Agribusiness stakeholders share similar concerns. They warn that early signs of a nationwide food shortage are already visible in the rising costs of inputs and widespread uncertainty among farmers. Many smallholder farmers — who contribute more than 70 percent of domestic food output — are now unable to maintain production levels, which experts fear could weaken the national food system.

The President of the Nigeria Agribusiness Group (NABG), Arc Kabir Ibrahim, warned that the combination of scarce inputs, high logistics expenses, and shrinking rural output is already distorting market prices.

Ibrahim told LEADERSHIP Sunday that the cost of sustaining operations is pushing smallholders into deeper poverty, leaving them unable to recover quickly enough to prevent a nationwide shortfall by 2026.

“The upsurge in insecurity could pose a very significant threat to the attainment of food security. Unaffordable food prices due to scarcity and high production costs portend a serious shortage, and this trend could exacerbate inflation,” Ibrahim said.

He continued: “The high cost of inputs is a driver of food inflation any day, and insecurity is an additional threat factor to the attainment of food sovereignty and food security. Deepening poverty among smallholder farmers will definitely affect productivity, and 2026 may be a very difficult year for Nigerians.”

Other stakeholders insist that the only sustainable path to averting a food emergency is restoring security in Nigeria’s food-producing zones. They argue that once safety is guaranteed, farmers will increase food production, investors will return, and production can recover.
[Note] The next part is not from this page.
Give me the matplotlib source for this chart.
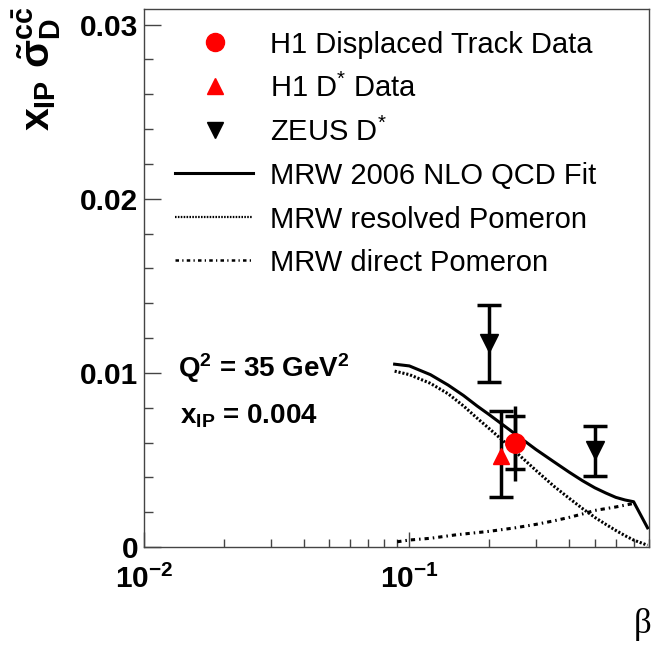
import matplotlib
matplotlib.use("Agg")
import matplotlib.pyplot as plt
from matplotlib.lines import Line2D
from matplotlib.ticker import FixedLocator, FixedFormatter, MultipleLocator, LogLocator, NullFormatter

plt.rcParams.update({
    "font.family": ["Liberation Sans", "DejaVu Sans"],
    "mathtext.fontset": "custom",
    "mathtext.rm": "Liberation Sans:bold",
    "mathtext.it": "Liberation Sans:bold",
    "mathtext.bf": "Liberation Sans:bold",
    "mathtext.sf": "Liberation Sans",
})

# ---- data ----
# H1 displaced-track point: value, stat and total errors
h1_dt_beta = [0.25]
h1_dt_val = [0.0060]
h1_dt_stat_lo = [0.0015]
h1_dt_stat_hi = [0.0015]
h1_dt_tot_lo = [0.0022]
h1_dt_tot_hi = [0.0021]

# H1 D* point
h1_ds_beta = [0.222]
h1_ds_val = [0.0052]
h1_ds_err_lo = [0.0023]
h1_ds_err_hi = [0.0026]

# ZEUS D* points
zeus_beta = [0.2, 0.5]
zeus_val = [0.0117, 0.00555]
zeus_err_lo = [0.0022, 0.00147]
zeus_err_hi = [0.0022, 0.0014]

# MRW 2006 curves
fit_beta = [0.088, 0.10, 0.12, 0.14, 0.16, 0.18, 0.20, 0.25, 0.30, 0.35,
            0.40, 0.45, 0.50, 0.55, 0.60, 0.65, 0.70, 0.79]
fit_total = [0.0105, 0.0104, 0.0099, 0.0093, 0.0087, 0.0081, 0.0076, 0.0065,
             0.0056, 0.0049, 0.0043, 0.0038, 0.0034, 0.0031, 0.00285, 0.0027,
             0.0026, 0.0011]
fit_resolved = [0.0101, 0.0099, 0.0094, 0.0088, 0.0081, 0.0074, 0.0068, 0.0055,
                0.0044, 0.0035, 0.0028, 0.0022, 0.0017, 0.0013, 0.00095, 0.00065,
                0.0004, 0.0001]
dir_beta = [0.09, 0.10, 0.12, 0.15, 0.20, 0.25, 0.30, 0.35, 0.40, 0.45, 0.50,
            0.60, 0.70]
fit_direct = [0.0003, 0.0004, 0.0005, 0.0007, 0.0009, 0.0011, 0.0013, 0.0015,
              0.0017, 0.0019, 0.0021, 0.0023, 0.0025]

x_ticks = [0.01, 0.1]
x_tick_labels = [r"$10^{-2}$", r"$10^{-1}$"]
y_ticks = [0.0, 0.01, 0.02, 0.03]
y_tick_labels = ["0", "0.01", "0.02", "0.03"]

legend_labels = ["H1 Displaced Track Data", r"H1 D$^{\mathsf{*}}$ Data",
                 r"ZEUS D$^{\mathsf{*}}$", "MRW 2006 NLO QCD Fit",
                 "MRW resolved Pomeron", "MRW direct Pomeron"]

# ---- figure ----
W, H = 658, 646
fig = plt.figure(figsize=(W / 100, H / 100), dpi=100)


def px(x, y):
    """pixel position (from top-left) -> figure fraction"""
    return x / W, 1 - y / H


ax = fig.add_axes([144 / W, (H - 547) / H, (649 - 144) / W, (547 - 9) / H])
ax.set_xscale("log")
ax.set_xlim(0.01, 0.8)
ax.set_ylim(0, 0.0309)

LW = 2.2
dotted = (0, (0.7, 0.6))
dashdot = (0, (1.4, 1.3, 0.5, 1.3))

ax.plot(fit_beta, fit_total, color="k", lw=LW, solid_joinstyle="round", zorder=3)
ax.plot(fit_beta, fit_resolved, color="k", lw=LW, ls=dotted, zorder=3)
ax.plot(dir_beta, fit_direct, color="k", lw=LW, ls=dashdot, zorder=3)

EW = 2.5
CAP = 8.5
# ZEUS
ax.errorbar(zeus_beta, zeus_val, yerr=[zeus_err_lo, zeus_err_hi], fmt="none",
            ecolor="k", elinewidth=EW, capsize=CAP, capthick=EW, zorder=4)
ax.plot(zeus_beta, zeus_val, "v", color="k", ms=13, mec="k", zorder=5)
# H1 D*
ax.errorbar(h1_ds_beta, h1_ds_val, yerr=[h1_ds_err_lo, h1_ds_err_hi], fmt="none",
            ecolor="k", elinewidth=EW, capsize=CAP, capthick=EW, zorder=4)
ax.plot(h1_ds_beta, h1_ds_val, "^", color="#ff0000", mec="#ff0000", ms=12, zorder=5)
# H1 displaced track: total error line plus stat caps
ax.errorbar(h1_dt_beta, h1_dt_val, yerr=[h1_dt_tot_lo, h1_dt_tot_hi], fmt="none",
            ecolor="k", elinewidth=EW, capsize=0, zorder=4)
ax.errorbar(h1_dt_beta, h1_dt_val, yerr=[h1_dt_stat_lo, h1_dt_stat_hi], fmt="none",
            ecolor="k", elinewidth=EW, capsize=CAP - 1, capthick=EW, zorder=4)
ax.plot(h1_dt_beta, h1_dt_val, "o", color="#ff0000", mec="#ff0000", ms=14, zorder=5)

# axes styling
for s in ax.spines.values():
    s.set_color("#444444")
    s.set_linewidth(1.0)
ax.xaxis.set_major_locator(FixedLocator(x_ticks))
ax.xaxis.set_major_formatter(FixedFormatter(x_tick_labels))
ax.xaxis.set_minor_locator(LogLocator(base=10, subs=range(2, 10)))
ax.xaxis.set_minor_formatter(NullFormatter())
ax.yaxis.set_major_locator(FixedLocator(y_ticks))
ax.yaxis.set_major_formatter(FixedFormatter(y_tick_labels))
ax.yaxis.set_minor_locator(MultipleLocator(0.002))
ax.tick_params(axis="both", which="both", direction="in", color="#444444",
               width=1.0, top=False, right=False)
ax.tick_params(axis="y", which="major", length=12, pad=4, labelsize=21.5)
ax.tick_params(axis="y", which="minor", length=6.5)
ax.tick_params(axis="x", which="major", length=11, pad=13, labelsize=21.5)
ax.tick_params(axis="x", which="minor", length=6)
for lab in ax.get_yticklabels():
    lab.set_fontweight("bold")

# axis titles
fig.text(*px(50, 6), r"$x_{IP}\ \tilde{\sigma}_{D}^{c\bar{c}}$", rotation=90,
         rotation_mode="anchor", ha="right", va="baseline", fontsize=29.5)
fig.text(*px(651, 633), "β", fontsize=25, family="Liberation Serif",
         ha="right", va="baseline")

# kinematics
fig.text(*px(178, 377), r"Q$^{2}$ = 35 GeV$^{2}$", fontsize=20, fontweight="bold",
         ha="left", va="baseline")
fig.text(*px(180, 423), r"x$_{IP}$ = 0.004", fontsize=20, fontweight="bold",
         ha="left", va="baseline")

# legend
rows = [42, 86, 129.5, 173, 216.5, 260]
for lbl, yc in zip(legend_labels, rows):
    fig.text(*px(270, yc + 11), lbl, fontsize=21, ha="left", va="baseline")
mx = 215
fig.add_artist(Line2D(*zip(px(mx, rows[0])), marker="o", ms=13, color="#ff0000",
                      ls="none", transform=fig.transFigure))
fig.add_artist(Line2D(*zip(px(mx, rows[1])), marker="^", ms=11.5, color="#ff0000",
                      ls="none", transform=fig.transFigure))
fig.add_artist(Line2D(*zip(px(mx, rows[2])), marker="v", ms=11, color="k",
                      ls="none", transform=fig.transFigure))
for yc, st, w in zip(rows[3:], ["-", dotted, dashdot], [LW, 1.6, 1.8]):
    (x0, y0), (x1, y1) = px(175, yc), px(253, yc)
    fig.add_artist(Line2D([x0, x1], [y0, y1], color="k", lw=w, ls=st,
                          transform=fig.transFigure))

fig.savefig("out.png", dpi=100)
Without immediate action, they caution that 2026 may usher in one of the most challenging food-supply years in Nigeria’s recent history.

The Labour Union, under the aegis of the Petroleum and Natural Gas Senior Staff Association of Nigeria (PENGASSAN), warned that Nigeria risks a spike in food prices if displaced farmers are unable to return to their communities.
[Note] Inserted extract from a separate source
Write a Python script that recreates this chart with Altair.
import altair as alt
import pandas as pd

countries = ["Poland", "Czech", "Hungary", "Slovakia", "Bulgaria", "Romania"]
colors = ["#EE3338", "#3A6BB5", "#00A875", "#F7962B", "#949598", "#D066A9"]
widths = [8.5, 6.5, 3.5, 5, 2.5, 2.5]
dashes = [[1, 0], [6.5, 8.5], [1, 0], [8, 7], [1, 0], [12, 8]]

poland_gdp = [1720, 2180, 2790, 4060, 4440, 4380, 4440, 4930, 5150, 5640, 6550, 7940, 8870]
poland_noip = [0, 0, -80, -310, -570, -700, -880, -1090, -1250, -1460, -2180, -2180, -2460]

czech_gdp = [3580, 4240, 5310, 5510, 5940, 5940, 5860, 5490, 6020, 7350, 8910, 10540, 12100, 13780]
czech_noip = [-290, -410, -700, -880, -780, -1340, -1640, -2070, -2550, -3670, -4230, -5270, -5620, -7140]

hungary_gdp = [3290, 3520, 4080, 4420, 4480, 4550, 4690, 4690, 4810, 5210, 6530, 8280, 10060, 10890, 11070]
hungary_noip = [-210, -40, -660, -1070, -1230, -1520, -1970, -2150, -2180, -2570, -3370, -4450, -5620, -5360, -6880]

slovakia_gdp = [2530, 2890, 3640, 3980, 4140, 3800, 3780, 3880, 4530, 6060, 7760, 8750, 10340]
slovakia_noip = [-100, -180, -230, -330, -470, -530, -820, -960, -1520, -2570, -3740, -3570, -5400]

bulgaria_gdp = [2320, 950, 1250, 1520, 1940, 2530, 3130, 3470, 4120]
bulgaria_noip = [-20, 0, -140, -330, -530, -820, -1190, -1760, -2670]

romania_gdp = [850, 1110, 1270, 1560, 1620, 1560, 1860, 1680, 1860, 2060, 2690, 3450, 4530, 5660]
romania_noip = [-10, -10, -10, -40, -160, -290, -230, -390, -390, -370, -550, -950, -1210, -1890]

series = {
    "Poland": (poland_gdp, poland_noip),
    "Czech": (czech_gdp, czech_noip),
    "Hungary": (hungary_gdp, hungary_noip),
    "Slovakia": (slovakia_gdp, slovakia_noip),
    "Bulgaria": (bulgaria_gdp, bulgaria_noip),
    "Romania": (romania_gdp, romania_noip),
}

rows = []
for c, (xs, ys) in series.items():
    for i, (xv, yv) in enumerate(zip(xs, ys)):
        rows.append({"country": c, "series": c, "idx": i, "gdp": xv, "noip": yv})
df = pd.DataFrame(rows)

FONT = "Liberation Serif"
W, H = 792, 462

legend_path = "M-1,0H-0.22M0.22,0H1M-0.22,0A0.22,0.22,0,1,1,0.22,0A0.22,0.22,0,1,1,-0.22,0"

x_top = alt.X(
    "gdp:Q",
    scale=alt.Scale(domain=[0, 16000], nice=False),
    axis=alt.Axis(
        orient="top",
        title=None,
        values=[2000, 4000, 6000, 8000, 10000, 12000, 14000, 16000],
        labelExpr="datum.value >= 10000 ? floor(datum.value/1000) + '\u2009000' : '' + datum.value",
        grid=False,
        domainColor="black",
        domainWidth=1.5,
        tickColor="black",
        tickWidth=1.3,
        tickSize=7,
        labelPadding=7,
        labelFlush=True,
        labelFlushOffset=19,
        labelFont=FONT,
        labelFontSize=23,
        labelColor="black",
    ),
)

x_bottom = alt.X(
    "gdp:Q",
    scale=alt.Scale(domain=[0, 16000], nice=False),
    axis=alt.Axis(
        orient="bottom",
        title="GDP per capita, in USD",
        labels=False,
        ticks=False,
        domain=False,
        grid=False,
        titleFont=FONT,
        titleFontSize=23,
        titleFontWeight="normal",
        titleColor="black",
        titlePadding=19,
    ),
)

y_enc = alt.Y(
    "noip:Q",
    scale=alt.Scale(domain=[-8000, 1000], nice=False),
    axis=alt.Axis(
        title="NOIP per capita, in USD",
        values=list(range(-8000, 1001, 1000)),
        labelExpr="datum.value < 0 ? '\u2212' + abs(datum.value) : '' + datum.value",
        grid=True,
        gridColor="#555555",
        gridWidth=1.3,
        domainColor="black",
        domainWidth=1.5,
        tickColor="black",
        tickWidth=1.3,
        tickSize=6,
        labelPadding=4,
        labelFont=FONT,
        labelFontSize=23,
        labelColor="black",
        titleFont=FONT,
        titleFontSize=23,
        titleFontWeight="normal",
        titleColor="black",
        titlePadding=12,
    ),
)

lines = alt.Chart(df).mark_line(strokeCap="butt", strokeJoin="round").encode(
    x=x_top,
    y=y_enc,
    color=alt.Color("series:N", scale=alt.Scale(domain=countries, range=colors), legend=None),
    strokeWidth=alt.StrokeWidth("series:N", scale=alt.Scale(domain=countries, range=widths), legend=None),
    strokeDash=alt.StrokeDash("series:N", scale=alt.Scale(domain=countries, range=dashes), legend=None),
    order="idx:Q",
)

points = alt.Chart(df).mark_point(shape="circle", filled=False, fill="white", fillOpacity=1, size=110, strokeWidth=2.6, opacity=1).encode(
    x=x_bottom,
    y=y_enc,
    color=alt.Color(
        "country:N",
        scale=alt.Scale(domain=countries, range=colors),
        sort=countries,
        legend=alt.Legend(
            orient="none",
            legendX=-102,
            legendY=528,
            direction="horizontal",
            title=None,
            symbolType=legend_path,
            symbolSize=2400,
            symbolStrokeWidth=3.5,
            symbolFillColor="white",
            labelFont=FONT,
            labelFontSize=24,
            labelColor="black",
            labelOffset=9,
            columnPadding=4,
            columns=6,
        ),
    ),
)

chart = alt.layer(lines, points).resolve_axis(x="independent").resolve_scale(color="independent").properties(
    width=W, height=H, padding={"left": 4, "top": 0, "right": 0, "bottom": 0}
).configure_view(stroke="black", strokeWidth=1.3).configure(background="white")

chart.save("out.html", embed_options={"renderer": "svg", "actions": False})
Speaking on the state of the nation at the National Executive Council meeting in Abuja, the Union’s National President, Comrade Festus Osifo, called on the government to act urgently, insisting that insecurity has moved beyond isolated incidents and now threatens national stability and economic recovery.

Osifo linked the collapse of farming activities to the insecurity crisis, stressing that no economic policy can succeed if farmers remain unable to plant or harvest. He added that the government must address the crisis at its roots by helping farmers return to their fields.

“In the market, prices are not coming down. When you go to the market with ₦100,000, what you’ll bring back is almost nothing. The government — federal, state, and local — should do everything possible to ensure that commodity prices are under control. They must ensure that farmers can return to the farm, because it is only when farmers go back to the farm that they can produce new crops to bring to the market,” he said.